>> begin DATA SEGMENT

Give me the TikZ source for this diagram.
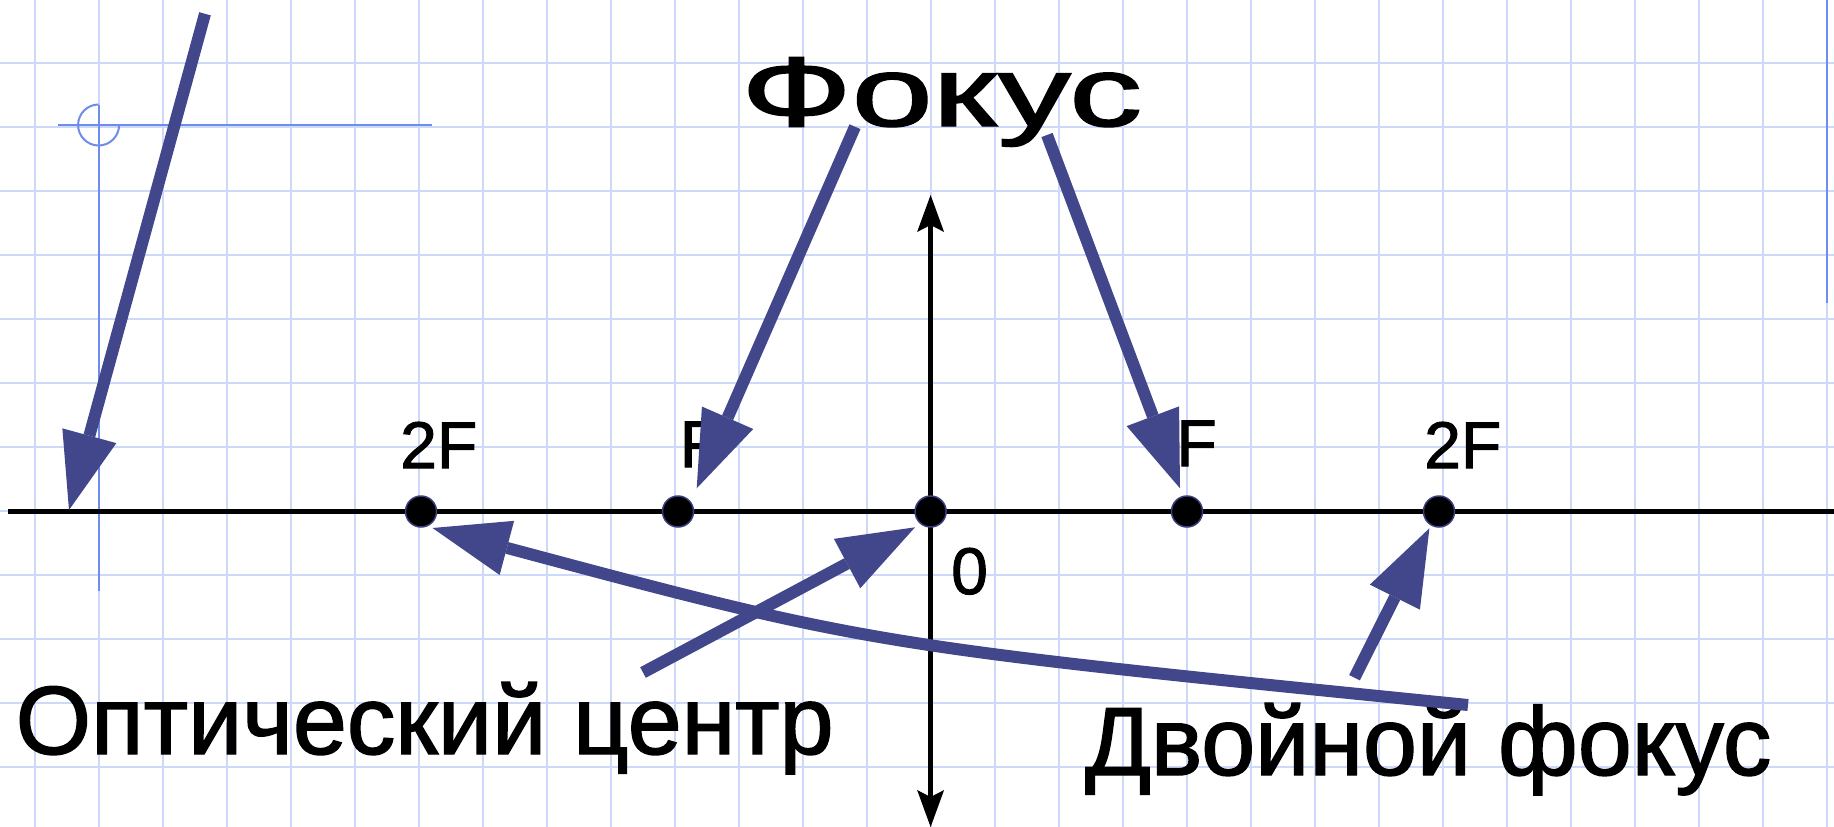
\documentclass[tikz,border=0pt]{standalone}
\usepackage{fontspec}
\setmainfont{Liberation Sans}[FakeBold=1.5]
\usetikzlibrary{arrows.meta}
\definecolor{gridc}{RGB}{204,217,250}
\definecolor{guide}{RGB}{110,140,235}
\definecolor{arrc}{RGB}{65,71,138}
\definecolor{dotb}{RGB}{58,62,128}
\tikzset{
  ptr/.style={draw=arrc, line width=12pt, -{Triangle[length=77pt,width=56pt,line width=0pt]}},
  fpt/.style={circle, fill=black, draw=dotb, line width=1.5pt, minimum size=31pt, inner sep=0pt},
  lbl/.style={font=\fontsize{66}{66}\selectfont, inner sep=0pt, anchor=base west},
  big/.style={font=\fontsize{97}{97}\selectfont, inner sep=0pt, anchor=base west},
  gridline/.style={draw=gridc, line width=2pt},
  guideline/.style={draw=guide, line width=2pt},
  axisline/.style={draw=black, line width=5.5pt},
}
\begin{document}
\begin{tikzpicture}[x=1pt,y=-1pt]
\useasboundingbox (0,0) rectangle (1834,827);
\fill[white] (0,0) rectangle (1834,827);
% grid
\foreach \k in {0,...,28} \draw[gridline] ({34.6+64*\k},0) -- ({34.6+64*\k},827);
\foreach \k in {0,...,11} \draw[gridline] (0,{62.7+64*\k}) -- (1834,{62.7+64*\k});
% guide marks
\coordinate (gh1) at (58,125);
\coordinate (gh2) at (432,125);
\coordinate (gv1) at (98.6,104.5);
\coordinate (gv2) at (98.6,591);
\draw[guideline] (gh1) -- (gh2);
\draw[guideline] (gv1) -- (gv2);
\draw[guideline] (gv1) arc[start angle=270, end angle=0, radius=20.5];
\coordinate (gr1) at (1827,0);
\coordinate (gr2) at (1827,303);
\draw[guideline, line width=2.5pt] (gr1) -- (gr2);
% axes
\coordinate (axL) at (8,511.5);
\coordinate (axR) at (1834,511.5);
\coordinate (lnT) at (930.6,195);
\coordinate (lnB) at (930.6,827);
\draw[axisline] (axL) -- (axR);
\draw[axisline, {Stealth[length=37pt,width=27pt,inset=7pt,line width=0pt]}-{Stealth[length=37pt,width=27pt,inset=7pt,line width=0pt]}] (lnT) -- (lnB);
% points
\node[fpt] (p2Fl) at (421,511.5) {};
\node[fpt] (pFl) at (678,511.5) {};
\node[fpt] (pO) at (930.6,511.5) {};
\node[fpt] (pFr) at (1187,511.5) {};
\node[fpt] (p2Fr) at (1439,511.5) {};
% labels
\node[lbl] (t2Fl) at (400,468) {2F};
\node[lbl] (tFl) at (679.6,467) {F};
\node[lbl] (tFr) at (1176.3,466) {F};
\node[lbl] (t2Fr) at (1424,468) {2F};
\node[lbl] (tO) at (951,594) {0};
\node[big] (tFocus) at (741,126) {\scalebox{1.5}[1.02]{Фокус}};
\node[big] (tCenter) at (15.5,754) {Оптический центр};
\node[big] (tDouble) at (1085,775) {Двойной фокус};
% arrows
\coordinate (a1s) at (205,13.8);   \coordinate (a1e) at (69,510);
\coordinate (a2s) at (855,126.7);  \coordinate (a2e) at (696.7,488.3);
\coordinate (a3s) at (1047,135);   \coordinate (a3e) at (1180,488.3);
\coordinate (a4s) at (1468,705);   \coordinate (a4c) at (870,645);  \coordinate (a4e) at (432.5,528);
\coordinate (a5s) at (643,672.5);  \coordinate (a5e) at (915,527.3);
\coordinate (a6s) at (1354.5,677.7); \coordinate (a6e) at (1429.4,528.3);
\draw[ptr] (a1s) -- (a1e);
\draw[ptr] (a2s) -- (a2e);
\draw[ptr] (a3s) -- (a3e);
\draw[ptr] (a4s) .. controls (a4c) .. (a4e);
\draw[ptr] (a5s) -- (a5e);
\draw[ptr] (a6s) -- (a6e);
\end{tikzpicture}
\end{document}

>> end DATA SEGMENT

EXERCISE TASK: Repeat the full listing above exactly, with no pictures in the copy.

COMPLETE OUTPUT:
Give me the TikZ source for this diagram.
\documentclass[tikz,border=0pt]{standalone}
\usepackage{fontspec}
\setmainfont{Liberation Sans}[FakeBold=1.5]
\usetikzlibrary{arrows.meta}
\definecolor{gridc}{RGB}{204,217,250}
\definecolor{guide}{RGB}{110,140,235}
\definecolor{arrc}{RGB}{65,71,138}
\definecolor{dotb}{RGB}{58,62,128}
\tikzset{
  ptr/.style={draw=arrc, line width=12pt, -{Triangle[length=77pt,width=56pt,line width=0pt]}},
  fpt/.style={circle, fill=black, draw=dotb, line width=1.5pt, minimum size=31pt, inner sep=0pt},
  lbl/.style={font=\fontsize{66}{66}\selectfont, inner sep=0pt, anchor=base west},
  big/.style={font=\fontsize{97}{97}\selectfont, inner sep=0pt, anchor=base west},
  gridline/.style={draw=gridc, line width=2pt},
  guideline/.style={draw=guide, line width=2pt},
  axisline/.style={draw=black, line width=5.5pt},
}
\begin{document}
\begin{tikzpicture}[x=1pt,y=-1pt]
\useasboundingbox (0,0) rectangle (1834,827);
\fill[white] (0,0) rectangle (1834,827);
% grid
\foreach \k in {0,...,28} \draw[gridline] ({34.6+64*\k},0) -- ({34.6+64*\k},827);
\foreach \k in {0,...,11} \draw[gridline] (0,{62.7+64*\k}) -- (1834,{62.7+64*\k});
% guide marks
\coordinate (gh1) at (58,125);
\coordinate (gh2) at (432,125);
\coordinate (gv1) at (98.6,104.5);
\coordinate (gv2) at (98.6,591);
\draw[guideline] (gh1) -- (gh2);
\draw[guideline] (gv1) -- (gv2);
\draw[guideline] (gv1) arc[start angle=270, end angle=0, radius=20.5];
\coordinate (gr1) at (1827,0);
\coordinate (gr2) at (1827,303);
\draw[guideline, line width=2.5pt] (gr1) -- (gr2);
% axes
\coordinate (axL) at (8,511.5);
\coordinate (axR) at (1834,511.5);
\coordinate (lnT) at (930.6,195);
\coordinate (lnB) at (930.6,827);
\draw[axisline] (axL) -- (axR);
\draw[axisline, {Stealth[length=37pt,width=27pt,inset=7pt,line width=0pt]}-{Stealth[length=37pt,width=27pt,inset=7pt,line width=0pt]}] (lnT) -- (lnB);
% points
\node[fpt] (p2Fl) at (421,511.5) {};
\node[fpt] (pFl) at (678,511.5) {};
\node[fpt] (pO) at (930.6,511.5) {};
\node[fpt] (pFr) at (1187,511.5) {};
\node[fpt] (p2Fr) at (1439,511.5) {};
% labels
\node[lbl] (t2Fl) at (400,468) {2F};
\node[lbl] (tFl) at (679.6,467) {F};
\node[lbl] (tFr) at (1176.3,466) {F};
\node[lbl] (t2Fr) at (1424,468) {2F};
\node[lbl] (tO) at (951,594) {0};
\node[big] (tFocus) at (741,126) {\scalebox{1.5}[1.02]{Фокус}};
\node[big] (tCenter) at (15.5,754) {Оптический центр};
\node[big] (tDouble) at (1085,775) {Двойной фокус};
% arrows
\coordinate (a1s) at (205,13.8);   \coordinate (a1e) at (69,510);
\coordinate (a2s) at (855,126.7);  \coordinate (a2e) at (696.7,488.3);
\coordinate (a3s) at (1047,135);   \coordinate (a3e) at (1180,488.3);
\coordinate (a4s) at (1468,705);   \coordinate (a4c) at (870,645);  \coordinate (a4e) at (432.5,528);
\coordinate (a5s) at (643,672.5);  \coordinate (a5e) at (915,527.3);
\coordinate (a6s) at (1354.5,677.7); \coordinate (a6e) at (1429.4,528.3);
\draw[ptr] (a1s) -- (a1e);
\draw[ptr] (a2s) -- (a2e);
\draw[ptr] (a3s) -- (a3e);
\draw[ptr] (a4s) .. controls (a4c) .. (a4e);
\draw[ptr] (a5s) -- (a5e);
\draw[ptr] (a6s) -- (a6e);
\end{tikzpicture}
\end{document}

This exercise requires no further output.